Notable cuts include the No. 1 goalies from the last two Olympics: Alex Cavallini, who returned from Christmas childbirth for the tryout camp this past week, and Maddie Rooney, the breakout of the 2018 Olympic champion team.

Cavallini, 31, was bidding to become the first player to make an Olympic or world team after childbirth since Jenny Potter, who played at the Olympics in 2002, 2006 and 2010 as a mom, plus at several world championships, including less than three months after childbirth in 2007.

Forward Hannah Brandt, who played on the top line at last year’s Olympics with Knight and Coyne Schofield, also didn’t make the team.

In all, 13 of the 25 players on the team are Olympians, including three-time Olympic medalists forward Amanda Kessel and defender Lee Stecklein.

The next generation includes forward Taylor Heise, 23, who led the 2022 World Championship with seven goals and was the 2022 NCAA Player of the Year at Minnesota.

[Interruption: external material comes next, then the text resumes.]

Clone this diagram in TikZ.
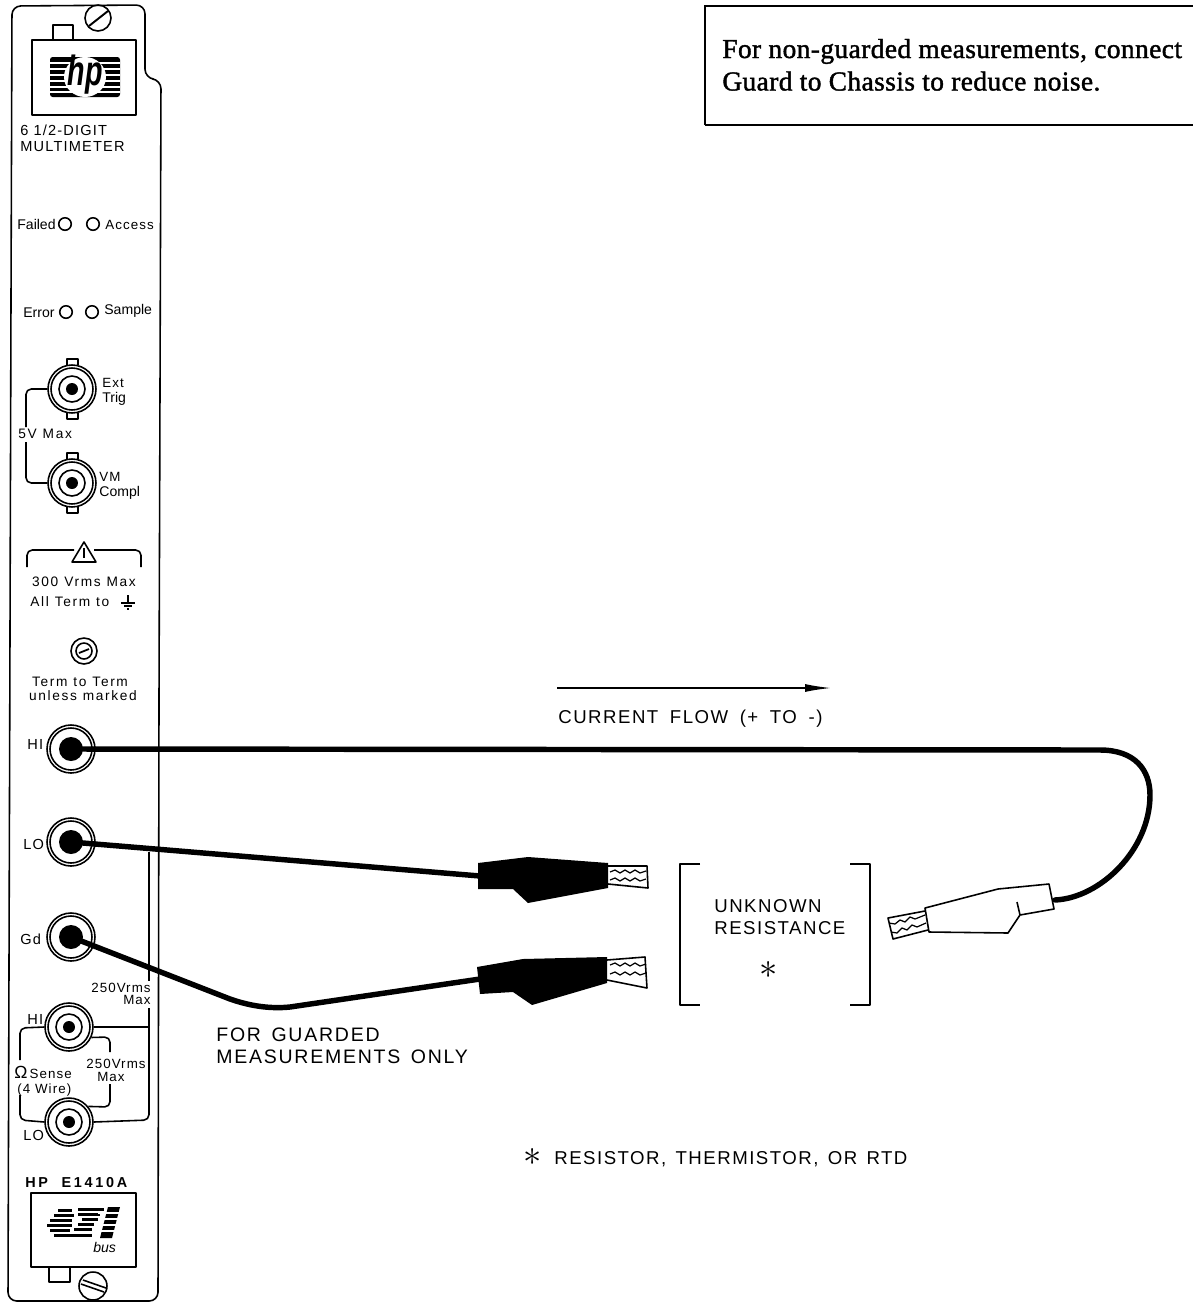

The team includes two teens — 19-year-old defender Haley Winn and 18-year-old forward Tessa Janecke — who were also the only teens at last week’s 46-player tryout camp. Janecke, a Penn State freshman, is set to become the youngest U.S. forward to play at an Olympics or worlds since Brandt in 2012.

Abbey Levy, a 6-foot-1 goalie from Boston College, made her first world team, joining veterans Nicole Hensley and Aerin Frankel.

Last summer, Canada repeated as world champion by beating the U.S. in the final, six months after beating the U.S. in the Olympic final. Canada is on its longest global title streak since winning all five Olympic or world titles between 1999 and 2004.

Also at last summer’s worlds, the 33-year-old Knight broke the career world championship record for points (now up to 89). She also has the most goals in world championship history (53). Knight, already the oldest U.S. Olympic women’s hockey player in history, will become the second-oldest American to play at a worlds after Cammi Granato, who was 34 at her last worlds in 2005.

The Canadians are on a four-game win streak versus the Americans, capping a comeback in their recent seven-game rivalry series from down three games to none. Their 5-0 win in the decider in February was their largest margin of victory over the U.S. since 2005.

Last May, former AHL coach John Wroblewski was named U.S. head coach to succeed Joel Johnson, the Olympic coach.